Maggio, who most recently directed HBO doc “The Perfect Weapon,” based on the best-selling book by David E. Sanger about the rise of cyber conflict, has been in production on location on the new project since late October, which was written and developed by Italy-based American journalist Alan Friedman.

“There have been plenty of films about individual fashion houses,” Friedman — who is a former Milan correspondent for the Financial Times — told Variety. “But there’s never been an independent, fair and balanced look at the extraordinary story of the birth of Italian fashion in the 1970s and ’80s and how it’s so influenced American lifestyle and world lifestyle.”

“Milano” is being produced by Friedman’s Beaver Lake Pictures shingle in tandem with prominent Italian outfit Eagle Pictures and Enzo Ricci’s Milan-based 3 Mary’s Entertainment, in association with Maggio’s New York-based Ark Media production company. The doc will apply for Italy’s tax rebate for production.

Friedman, who previously produced the doc “My Way: The Rise and Fall of Silvio Berlusconi,” that is currently on Netflix, said the plan is to have “Milano” completed by fall 2021 and to sell it to a streamer. Doc will be shot mostly in Milan, but also in New York and Los Angeles. 

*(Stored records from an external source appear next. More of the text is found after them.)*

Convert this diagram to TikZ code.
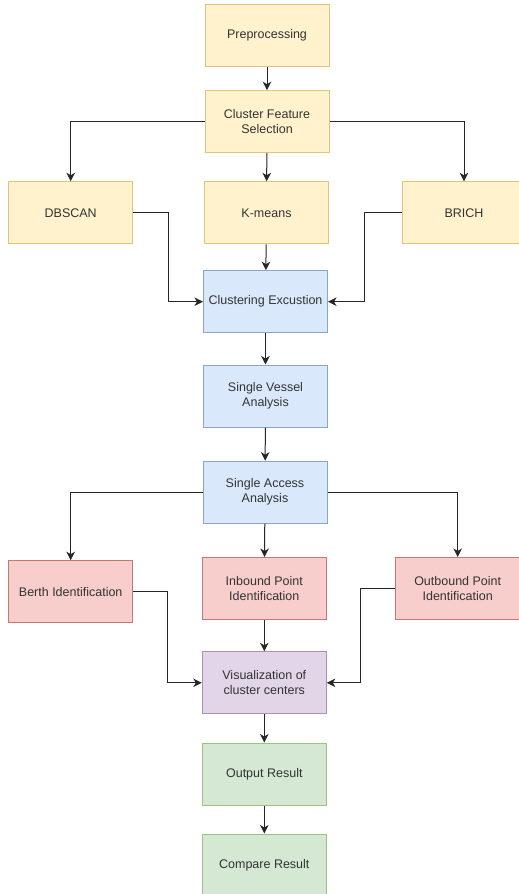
\documentclass[tikz,border=0pt]{standalone}
\usepackage{fontspec}
\setmainfont{Liberation Sans}
\usepackage{tikz}
\usetikzlibrary{positioning,calc,arrows.meta}
\definecolor{yelfill}{HTML}{FFF2CC}\definecolor{yeldraw}{HTML}{D6B656}
\definecolor{bluefill}{HTML}{DAE8FC}\definecolor{bluedraw}{HTML}{6C8EBF}
\definecolor{redfill}{HTML}{F8CECC}\definecolor{reddraw}{HTML}{B85450}
\definecolor{purfill}{HTML}{E1D5E7}\definecolor{purdraw}{HTML}{9673A6}
\definecolor{grnfill}{HTML}{D5E8D4}\definecolor{grndraw}{HTML}{82B366}
\definecolor{txtgray}{HTML}{333333}

\begin{document}
\begin{tikzpicture}[x=1pt,y=-1pt,
  box/.style={draw,line width=1pt,align=center,text=txtgray,
              font=\fontsize{12.5}{15}\selectfont,minimum width=124pt,minimum height=62pt,
              inner sep=2pt},
  yel/.style={box,draw=yeldraw!80,fill=yelfill},
  blu/.style={box,draw=bluedraw!80,fill=bluefill},
  rd/.style={box,draw=reddraw!80,fill=redfill},
  pur/.style={box,draw=purdraw!80,fill=purfill},
  grn/.style={box,draw=grndraw!80,fill=grnfill},
  arr/.style={-{Stealth[length=8.5pt,width=8.5pt,inset=2.5pt]},line width=1pt,color=black!85}]
  \clip (0,0) rectangle (519,894);
  \fill[white] (0,0) rectangle (519,894);
  \node[yel] (pre)    at (267,35.7)    {Preprocessing};
  \node[yel] (cfs)    at (267,121.7)   {Cluster Feature\\Selection};
  \node[yel] (dbscan) at (70.7,212.8)  {DBSCAN};
  \node[yel] (kmeans) at (266.5,212.8) {K-means};
  \node[yel] (brich)  at (464,212.8)   {BRICH};
  \node[blu] (clus)   at (265.5,301.7) {Clustering Excustion};
  \node[blu] (sva)    at (265.5,396)   {Single Vessel\\Analysis};
  \node[blu] (saa)    at (265,492.2)   {Single Access\\Analysis};
  \node[rd]  (berth)  at (70.7,591.7)  {Berth Identification};
  \node[rd]  (inb)    at (264.3,588.5) {Inbound Point\\Identification};
  \node[rd]  (outb)   at (457.7,588.5) {Outbound Point\\Identification};
  \node[pur] (vis)    at (264.3,682.8) {Visualization of\\cluster centers};
  \node[grn] (res)    at (264.3,774)   {Output Result};
  \node[grn] (cmp)    at (264.3,865)   {Compare Result};
  \draw[arr] (pre) -- (cfs);
  \draw[arr] (cfs.west) -| (dbscan.north);
  \draw[arr] (cfs) -- (kmeans);
  \draw[arr] (cfs.east) -| (brich.north);
  \draw[arr] (dbscan.east) -- ++(35,0) |- (clus.west);
  \draw[arr] (kmeans) -- (clus);
  \draw[arr] (brich.west) -- ++(-37,0) |- (clus.east);
  \draw[arr] (clus) -- (sva);
  \draw[arr] (sva) -- (saa);
  \draw[arr] (saa.west) -| (berth.north);
  \draw[arr] (saa) -- (inb);
  \draw[arr] (saa.east) -| (outb.north);
  \draw[arr] (berth.east) -- ++(34,0) |- (vis.west);
  \draw[arr] (inb) -- (vis);
  \draw[arr] (outb.west) -- ++(-35,0) |- (vis.east);
  \draw[arr] (vis) -- (res);
  \draw[arr] (res) -- (cmp);
\end{tikzpicture}
\end{document}
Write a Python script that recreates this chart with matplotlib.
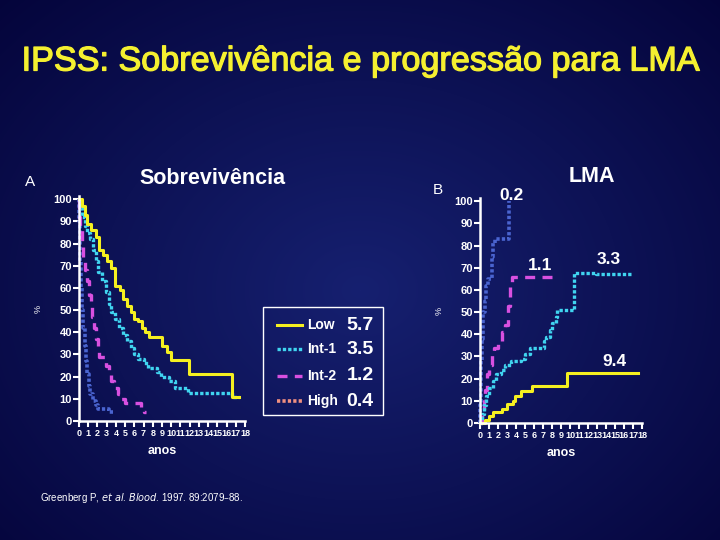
import numpy as np
import matplotlib
matplotlib.use("Agg")
import matplotlib.pyplot as plt
from matplotlib.lines import Line2D
from matplotlib.patches import Rectangle
import matplotlib.patheffects as pe

plt.rcParams['font.family'] = ['Liberation Sans', 'DejaVu Sans']

# ---------------- data ----------------
groups = ["Low", "Int-1", "Int-2", "High"]
median_survival = ["5.7", "3.5", "1.2", "0.4"]
median_aml = ["9.4", "3.3", "1.1", "0.2"]

# Survival (panel A): step times (years) and % surviving after each time
surv_low_t = [0, 0.3, 0.6, 0.9, 1.3, 1.8, 2.2, 2.6, 3.0, 3.5, 3.9, 4.4, 4.8, 5.2, 5.6, 6.0, 6.4, 6.8, 7.2, 7.6, 9.0, 9.5, 10.0, 11.9, 16.6, 17.3]
surv_low_v = [100, 97, 93, 89, 86, 83, 77, 75, 72, 69, 61, 59, 55, 52, 49, 46, 45, 42, 40, 38, 34, 31, 27.5, 21, 11, 11]
surv_int1_t = [0, 0.1, 0.3, 0.6, 0.9, 1.2, 1.5, 1.8, 2.1, 2.5, 2.9, 3.2, 3.5, 3.9, 4.3, 4.8, 5.2, 5.6, 6.0, 6.4, 7.0, 7.5, 8.5, 8.9, 9.8, 10.4, 11.8, 16.6, 17.3]
surv_int1_v = [100, 96, 92, 88, 85, 82, 77, 72, 67, 63, 58, 53, 49, 46, 42, 39, 36, 33, 30, 28, 26, 24, 22, 20, 18, 15, 12.5, 11, 11]
surv_int2_t = [0, 0.05, 0.15, 0.3, 0.45, 0.65, 0.85, 1.05, 1.25, 1.45, 1.65, 1.85, 2.05, 2.2, 2.9, 3.2, 3.5, 3.8, 4.2, 4.6, 5.0, 6.7, 7.0, 7.3]
surv_int2_v = [100, 92, 86, 80, 74, 68, 63, 57, 52, 47, 42, 37, 32, 29, 25, 22, 18, 15, 12, 10, 8, 6, 4, 4]
surv_high_t = [0, 0.05, 0.1, 0.15, 0.25, 0.35, 0.45, 0.6, 0.75, 0.9, 1.05, 1.2, 1.5, 1.8, 2.1, 3.3, 3.9]
surv_high_v = [100, 90, 80, 72, 60, 50, 42, 34, 27, 21, 16, 12, 9, 7, 5.5, 4, 4]

# AML progression (panel B)
aml_low_t = [0, 0.5, 1.0, 1.4, 2.4, 3.0, 3.7, 3.9, 4.5, 5.8, 9.7, 17.5]
aml_low_v = [0, 1.5, 3, 5, 6.5, 8.5, 10, 12, 14.5, 16.5, 22.5, 22.5]
aml_int1_t = [0, 0.2, 0.4, 0.7, 1.0, 1.4, 1.8, 2.3, 2.8, 3.4, 4.5, 5.0, 5.5, 7.1, 7.3, 7.8, 8.0, 8.4, 8.6, 10.4, 12.9, 16.9]
aml_int1_v = [0, 4, 8, 12, 16, 19, 22, 24, 26, 28, 29, 31, 34, 37, 39, 42, 45, 48, 51, 67.5, 67, 67]
aml_int2_t = [0, 0.2, 0.4, 0.6, 0.8, 1.0, 1.3, 1.6, 2.0, 2.4, 2.8, 3.1, 3.3, 3.6, 8.0]
aml_int2_v = [0, 5, 10, 15, 22, 26, 31, 34, 37, 41, 44, 53, 62, 66, 66]
aml_high_t = [0, 0.05, 0.1, 0.15, 0.25, 0.35, 0.55, 0.7, 0.85, 1.3, 1.4, 1.7, 3.2]
aml_high_v = [0, 8, 18, 28, 38, 50, 55, 62, 65, 75, 81, 83, 100]

x_ticks = list(range(0, 19))
y_ticks = list(range(0, 101, 10))

# ---------------- styles ----------------
C_LOW = "#f5f020"
C_INT1 = "#40d4f0"
C_INT2 = "#d850e0"
C_HIGH = "#4a64d0"
C_HIGH_LEG = "#f09080"
styles = {
    "Low": dict(color=C_LOW, lw=2.2, linestyle="-"),
    "Int-1": dict(color=C_INT1, lw=2.4, linestyle=(0, (1.0, 0.6))),
    "Int-2": dict(color=C_INT2, lw=2.4, linestyle=(0, (3.0, 2.2))),
    "High": dict(color=C_HIGH, lw=2.6, linestyle=(0, (0.9, 0.6))),
}

W, H = 720, 540
fig = plt.figure(figsize=(7.2, 5.4), dpi=100)

# background radial gradient
bg = fig.add_axes([0, 0, 1, 1], zorder=-10)
yy, xx = np.mgrid[0:H, 0:W]
r = np.sqrt(((xx - 360) / 520.0) ** 2 + ((yy - 290) / 420.0) ** 2)
r = np.clip(r, 0, 1)
c_in = np.array([22, 32, 112]) / 255.0
c_out = np.array([4, 4, 58]) / 255.0
img = c_in[None, None, :] * (1 - r[..., None]) + c_out[None, None, :] * r[..., None]
bg.imshow(img, aspect="auto", extent=[0, 1, 0, 1])
bg.set_axis_off()


def px_axes(x0, x1, y0, y1):
    return [x0 / W, (H - y0) / H, (x1 - x0) / W, (y0 - y1) / H]


def style_axes(ax):
    ax.set_facecolor("none")
    ax.set_xlim(0, 18)
    ax.set_ylim(0, 101.5)
    for s in ["top", "right"]:
        ax.spines[s].set_visible(False)
    for s in ["left", "bottom"]:
        ax.spines[s].set_color("white")
        ax.spines[s].set_linewidth(1.8)
    ax.set_xticks(x_ticks)
    ax.set_yticks(y_ticks)
    ax.tick_params(axis="both", colors="white", direction="out", length=4, width=1.5)
    ax.tick_params(axis="x", labelsize=6.5, pad=1.5)
    ax.tick_params(axis="y", labelsize=8, pad=1)
    for lab in ax.get_yticklabels() + ax.get_xticklabels():
        lab.set_fontweight("bold")
    ax.set_xlabel("anos", color="white", fontsize=9, fontweight="bold", labelpad=5)
    ax.set_ylabel("%", color="white", fontsize=6.5, labelpad=8)
    ax.spines["bottom"].set_bounds(0, 18)


axA = fig.add_axes(px_axes(79, 245, 421, 196))
style_axes(axA)
surv = {
    "Low": (surv_low_t, surv_low_v),
    "Int-1": (surv_int1_t, surv_int1_v),
    "Int-2": (surv_int2_t, surv_int2_v),
    "High": (surv_high_t, surv_high_v),
}
for g in ["High", "Int-2", "Int-1", "Low"]:
    t, v = surv[g]
    axA.plot(t, v, drawstyle="steps-post", clip_on=False, **styles[g])

axB = fig.add_axes(px_axes(480, 642, 423, 198))
style_axes(axB)
aml = {
    "Low": (aml_low_t, aml_low_v),
    "Int-1": (aml_int1_t, aml_int1_v),
    "Int-2": (aml_int2_t, aml_int2_v),
    "High": (aml_high_t, aml_high_v),
}
for g in ["High", "Int-2", "Int-1", "Low"]:
    t, v = aml[g]
    axB.plot(t, v, drawstyle="steps-post", clip_on=False, **styles[g])

# median AML labels
aml_label_pos = {"Low": (614, 361), "Int-1": (609, 259), "Int-2": (540, 266), "High": (512, 195)}
for g, m in zip(groups, median_aml):
    x, y = aml_label_pos[g]
    fig.text(x / W, 1 - y / H, m, color="white", fontsize=12.5, fontweight="bold",
             ha="center", va="center")

# Titles & texts
fig.text(360 / W, 1 - 62 / H, "IPSS: Sobrevivência e progressão para LMA", color="#f5f030",
         fontsize=24.6, ha="center", va="center",
         path_effects=[pe.withStroke(linewidth=0.9, foreground="#f5f030")])
fig.text(213 / W, 1 - 178 / H, "Sobrevivência", color="white", fontsize=15.5,
         fontweight="bold", ha="center", va="center")
fig.text(592 / W, 1 - 176 / H, "LMA", color="white", fontsize=15.5,
         fontweight="bold", ha="center", va="center")
fig.text(30 / W, 1 - 182 / H, "A", color="white", fontsize=11, ha="center", va="center")
fig.text(438 / W, 1 - 190 / H, "B", color="white", fontsize=11, ha="center", va="center")
fig.text(40 / W, 1 - 498 / H,
         r"Greenberg P, $\it{et\ al}$. $\it{Blood}$. 1997. 89:2079–88.",
         color="white", fontsize=7, ha="left", va="center")

# Legend box for panel A
fig.add_artist(Rectangle((263 / W, 1 - 415 / H), 120 / W, 108 / H, transform=fig.transFigure,
                         facecolor="none", edgecolor="white", lw=1.0))
leg_rows = [325, 349, 376, 401]
for g, m, yrow in zip(groups, median_survival, leg_rows):
    st = dict(styles[g])
    if g == "High":
        st["color"] = C_HIGH_LEG
    yf = 1 - yrow / H
    fig.add_artist(Line2D([277 / W, 302 / W], [yf, yf], transform=fig.transFigure, **st))
    fig.text(307 / W, yf, g, color="white", fontsize=10, fontweight="bold", ha="left", va="center")
    fig.text(360 / W, yf, m, color="white", fontsize=14, fontweight="bold", ha="center", va="center")

fig.savefig("out.png", dpi=100, facecolor=fig.get_facecolor())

The executive producer is Italian director-producer Giuseppe Pedersoli whose doc “The Truth About La Dolce Vita” premiered at Venice in September.

“I am really excited to be tackling the inside story of the birth of Milan as a fashion capital and the story of the Italian designers and creative visionaries who made it happen,” Maggio said in a statement. Maggio in 2019 won the Emmy for Outstanding Business & Economic Documentary for HBO doc “Panic: The Untold Story of the 2008 Financial Crisis.”

Friedman said he sought out Maggio to direct “Milano” because “we liked the idea of having an accomplished award-winning American who is not from the world of fashion, so we can look at it with outside eyes, independently.”

As to which Italian designers will be featured, Friedman declined to name names but said he expected the collaboration of “many of Italy’s most iconic fashion designers” and that he hoped this would be “the definitive documentary on what really happened and how the miracle and the magic came together in Milan.”